Orlando Luis Pardo Lazo
No se sabe cuál de las dos es más maricona, si Gina Lollobrigida o Fidel Castro.
Habían nacido en los veranos sucesivos de 1926 y 1927. Pudieron ser hermanitos de sangre. Si te pones, jimaguas o gemelos o hasta siameses. Se parecen y todo, ahora que por fin la muerte los ha indistinguiblemente igualado.
Con la desaparición del siglo XX, desaparecieron también sus estrellas de cine.
Como suele ocurrir con el matusalenismo genético de las mujeres, Gina sobrevivió al Fifo unos cuantos años. Y se murió fea como carajo, con una cara de cartón tabla castrista. Casi un copy-and-paste del aura tiñosa que se le posó en los huesos del rostro a Fidel Castro.
Ambos olían mal al final de sus interminables vidas. Dieron guerra los dos hasta el último día, eso es cierto, en los periódicos y pantallas de mundo y medio. Dicen que el orine les goteaba de sus conductos exocrinos. La pestecita de los viejos, como ya saben, recuerda el olor a huevo podrido de las playas del litoral norte de La Habana, donde el país juega a ser una Arabia Sulfúrica.
Al-Habana.
No sé si llegaron o no se llegaron a templar. Para descargo de ambos de cara a la posteridad, en realidad ya da lo mismo. Es sabido que fueron, por motivos diametralmente opuestos, muy malahojas los dos, a la hora de estar encueros sobre una cama.
Igual la foto no deja de comunicarnos un cierto tinte conmovedor. Conozco bien esos rollitos que la Kodak descontinuó, poco antes o poco después del fin de la Guerra Fría. Una guerra, por suerte, en la que ya no creen las ginas ni los fifos de las nuevas generaciones, esas que heroicamente están hoy reforestando las playas más distantes de Cuba. Hay que largarse lo más lejos posible de fotos fósiles como la de este lunes.
Todos se irán, como se fueron Fidel Castro y Gina Lollobrigida. Nos dejaron como un toque a punto de sepia en Technicolor, impreso en la memoria de una época espectacular.
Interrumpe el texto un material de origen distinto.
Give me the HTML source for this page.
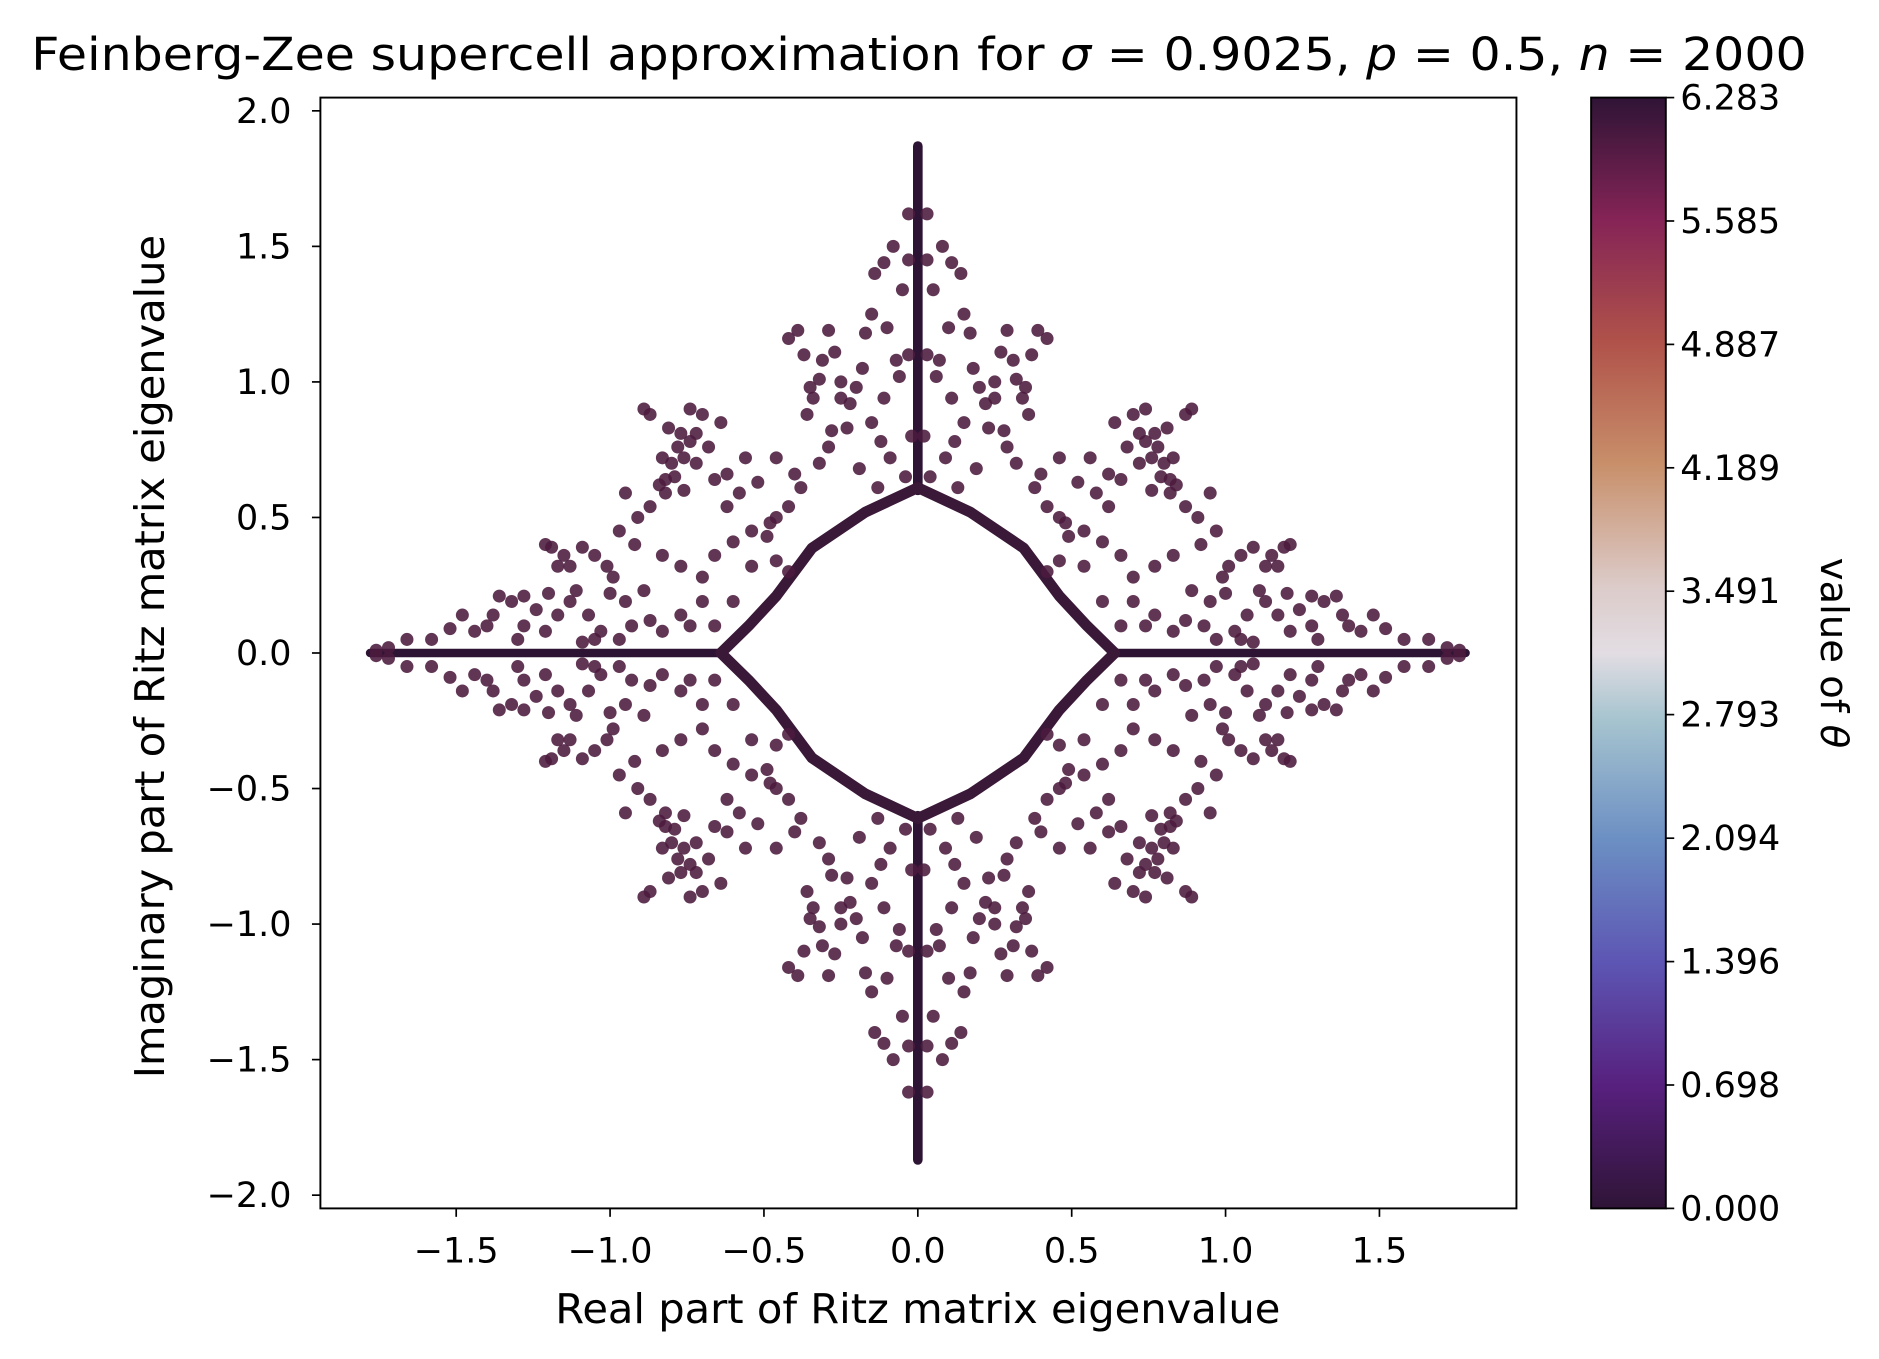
<!DOCTYPE html>
<html><head><meta charset="utf-8"><style>
html,body{margin:0;padding:0;background:#fff}
svg{display:block}
text{font-family:"DejaVu Sans","Liberation Sans",sans-serif;fill:#000}
</style></head><body>
<svg id="chart" width="1879" height="1359" viewBox="0 0 1560 1128" preserveAspectRatio="none" xmlns="http://www.w3.org/2000/svg">
<defs>
<linearGradient id="cmap" x1="0" y1="1" x2="0" y2="0">
<stop offset="0" stop-color="#2f1436"/>
<stop offset="0.11" stop-color="#57207e"/>
<stop offset="0.22" stop-color="#5d55b3"/>
<stop offset="0.33" stop-color="#6b8ec3"/>
<stop offset="0.44" stop-color="#a6c4cf"/>
<stop offset="0.5" stop-color="#e2dde3"/>
<stop offset="0.56" stop-color="#dccbc9"/>
<stop offset="0.67" stop-color="#c88f6a"/>
<stop offset="0.78" stop-color="#b0524a"/>
<stop offset="0.89" stop-color="#852456"/>
<stop offset="1" stop-color="#2f1436"/>
</linearGradient>
<clipPath id="clip"><rect x="266" y="81" width="993" height="922"/></clipPath>
</defs>
<text x="763" y="58" font-size="38" text-anchor="middle" textLength="1474" lengthAdjust="spacingAndGlyphs">Feinberg-Zee supercell approximation for <tspan font-style="italic">σ</tspan> = 0.9025, <tspan font-style="italic">p</tspan> = 0.5, <tspan font-style="italic">n</tspan> = 2000</text>
<g id="plot" clip-path="url(#clip)"></g>
<rect x="266" y="81" width="993" height="922" fill="none" stroke="#000" stroke-width="1.6"/>
<g id="xticks"></g>
<g id="yticks"></g>
<text x="762" y="1098" font-size="34" text-anchor="middle" textLength="602" lengthAdjust="spacingAndGlyphs">Real part of Ritz matrix eigenvalue</text>
<text transform="translate(136,545) rotate(-90)" font-size="34" text-anchor="middle" textLength="700" lengthAdjust="spacingAndGlyphs">Imaginary part of Ritz matrix eigenvalue</text>
<rect x="1321" y="81" width="62" height="922" fill="url(#cmap)" stroke="#000" stroke-width="1.6"/>
<g id="cticks"></g>
<text transform="translate(1512,542) rotate(90)" font-size="32" text-anchor="middle">value of <tspan font-style="italic">θ</tspan></text>
</svg>
<script>
const xTicks=[-1.5,-1.0,-0.5,0.0,0.5,1.0,1.5];
const yTicks=[-2.0,-1.5,-1.0,-0.5,0.0,0.5,1.0,1.5,2.0];
const cTickLabels=["0.000","0.698","1.396","2.094","2.793","3.491","4.189","4.887","5.585","6.283"];
const cMax=6.283;
const ringRight=[[0,0.61],[0.17,0.52],[0.344,0.387],[0.46,0.21],[0.55,0.1],[0.64,0]];
const spikeV=[0.6,1.87];
const spikeH=[0.65,1.78];
const qx=[0.11,0.14,0.08,0.05,0.15,0.07,0.11,0.15,0.09,0.04,0.13,0.19,0.27,0.31,0.32,0.34,0.36,0.29,0.39,0.42,0.37,0.25,0.23,0.29,0.32,0.38,0.42,0.46,0.49,0.54,0.46,0.42,0.56,0.46,0.52,0.58,0.62,0.64,0.68,0.72,0.76,0.79,0.83,0.77,0.74,0.70,0.87,0.89,0.81,0.82,0.87,0.95,0.91,0.97,0.66,0.70,0.77,0.83,0.89,0.95,0.99,1.01,1.05,1.09,1.13,1.17,1.15,1.19,1.21,1.11,1.07,1.13,1.17,1.21,1.24,1.28,1.32,1.36,1.38,1.40,1.44,1.48,1.28,0.70,0.74,0.77,0.83,0.87,0.93,0.97,1.03,1.09,0.66,0.60,1.58,1.66,0.54,0.60,0.74,0.78,0.80,0.72,0.25,0.20,0.17,0.22,1.72,1.76,0.03,0.03,0.03,0.02,0.10,0.12,0.06,0.18,0.28,0.35,0.40,0.48,0.62,0.66,0.84,0.92,1.00,1.05,1.20,1.30,1.52,0.76,0.82];
const qy=[1.44,1.40,1.50,1.34,1.25,1.08,0.94,0.85,0.72,0.65,0.61,0.68,1.11,1.08,1.01,0.94,0.88,1.19,1.19,1.16,1.10,0.94,0.83,0.76,0.70,0.61,0.54,0.50,0.43,0.32,0.34,0.30,0.72,0.72,0.63,0.59,0.54,0.85,0.76,0.81,0.72,0.65,0.72,0.81,0.90,0.88,0.88,0.90,0.83,0.59,0.54,0.59,0.50,0.45,0.36,0.28,0.32,0.36,0.23,0.19,0.28,0.32,0.36,0.39,0.32,0.32,0.36,0.39,0.40,0.23,0.14,0.19,0.14,0.08,0.16,0.21,0.19,0.21,0.14,0.10,0.08,0.14,0.10,0.19,0.10,0.14,0.08,0.12,0.10,0.05,0.08,0.04,0.10,0.19,0.05,0.05,0.45,0.41,0.78,0.76,0.70,0.70,1.00,0.98,1.18,0.92,0.02,0.01,1.10,1.45,1.62,0.80,1.20,0.78,1.02,1.05,0.82,0.98,0.66,0.48,0.66,0.64,0.62,0.40,0.22,0.05,0.22,0.05,0.09,0.60,0.64];
const NS="http://www.w3.org/2000/svg";
const X=v=>762+v*255.5, Y=v=>542-v*225;
const plot=document.getElementById('plot');
function mk(tag,attrs,parent){const e=document.createElementNS(NS,tag);for(const k in attrs)e.setAttribute(k,attrs[k]);parent.appendChild(e);return e;}
const signs=[[1,1],[-1,1],[1,-1],[-1,-1]];
for(const s of [1,-1]){
 const v=mk('line',{x1:X(0),x2:X(0),y1:Y(s*spikeV[0]),y2:Y(s*spikeV[1]),stroke:'#2e1434','stroke-width':8,'stroke-linecap':'round'},plot);
 
 
 const h=mk('line',{y1:Y(0),y2:Y(0),x1:X(s*spikeH[0]),x2:X(s*spikeH[1]),stroke:'#2e1434','stroke-width':7,'stroke-linecap':'round'},plot);
 
 
}
for(const [sx,sy] of signs){
 const pts=ringRight.map(p=>X(sx*p[0])+','+Y(sy*p[1])).join(' ');
 const r=mk('polyline',{points:pts,fill:'none',stroke:'#3a1838','stroke-width':9,'stroke-linejoin':'round','stroke-linecap':'round'},plot);
 
 
}
for(const [sx,sy] of signs){
 for(let i=0;i<qx.length;i++){
  const c=mk('circle',{cx:X(sx*qx[i]),cy:Y(sy*qy[i]),r:5.4,fill:'#4b1a3e','fill-opacity':0.88},plot);
  
  
 }
}
const xg=document.getElementById('xticks');
xTicks.forEach(t=>{
 const l=mk('line',{x1:X(t),x2:X(t),y1:1003,y2:1010,stroke:'#000','stroke-width':1.4},xg);
 
 
 const tx=mk('text',{x:X(t),y:1048,'font-size':29,'text-anchor':'middle'},xg);
 tx.textContent=(t<0?'\u2212':'')+Math.abs(t).toFixed(1);
 
 
});
const yg=document.getElementById('yticks');
yTicks.forEach(t=>{
 const l=mk('line',{x1:259,x2:266,y1:Y(t),y2:Y(t),stroke:'#000','stroke-width':1.4},yg);
 
 
 const tx=mk('text',{x:242,y:Y(t)+10,'font-size':29,'text-anchor':'end'},yg);
 tx.textContent=(t<0?'\u2212':'')+Math.abs(t).toFixed(1);
 
 
});
const cg=document.getElementById('cticks');
cTickLabels.forEach(s=>{
 const y=1003-parseFloat(s)/cMax*922;
 const l=mk('line',{x1:1383,x2:1390,y1:y,y2:y,stroke:'#000','stroke-width':1.4},cg);
 
 
 const tx=mk('text',{x:1395,y:y+10,'font-size':29},cg);
 tx.textContent=s;
 
 
});
</script>
</body></html>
Cuando único merecía la pena estar vivos, incluso entre verdugos y divas como las que posan para nosotros aquí.
La expresión de los ojos de Fidel Castro es una de las pocas constancias que quedan para la historia sobre su inverosímil humanidad.
El monstruo no era un monstruo aquel mediodía sin sombras. Los monstruos éramos los cubanos, que lo habíamos obligado a ser implacable y artero contra nosotros. El asesino en serie seguía siendo un niño con miedo, casi extraviado, medio nerviosito de las mujeres mientras más mujeres se metía, con su voz de pito fuera de las tribunas y su risita aguajirada y con caries. Más que macho alfa, un tronco de mariconzón omega.
Gina tampoco es una mujer mezquina a esa hora sin hora de la Cuba en los tiempos de la utopía. Ha pasado mucho, la pobre, y todavía va a pasar mucho más. El mundo libre era un torbellino por entonces. Triunfar en público es también una tragedia interior. Y, tal vez en Cuba, Gina ha encontrado un roble al que aferrarse por fin. Como si Fidel fuera un padre. Incestuoso o no, eso no importa: es alguien para salvarla del río de los siglos; alguien capaz de prometerle que, aunque los mil novecientos se perviertan en los dos mil, ahí estará él a su lado. Sin telón ni abismos, ni abandonos benedettianos.
Gina y Fidel. Fidel y Gina. Son los años setenta. Es una entrevista entre titanes de los titulares:
―¿Y el momento más feliz de tu vida, Fidel, anda, dime, cuál fue?
―Difícil saberlo, Gina, porque, tú sabes, hay algo de tristeza allí donde se encuentran la gloria y la felicidad.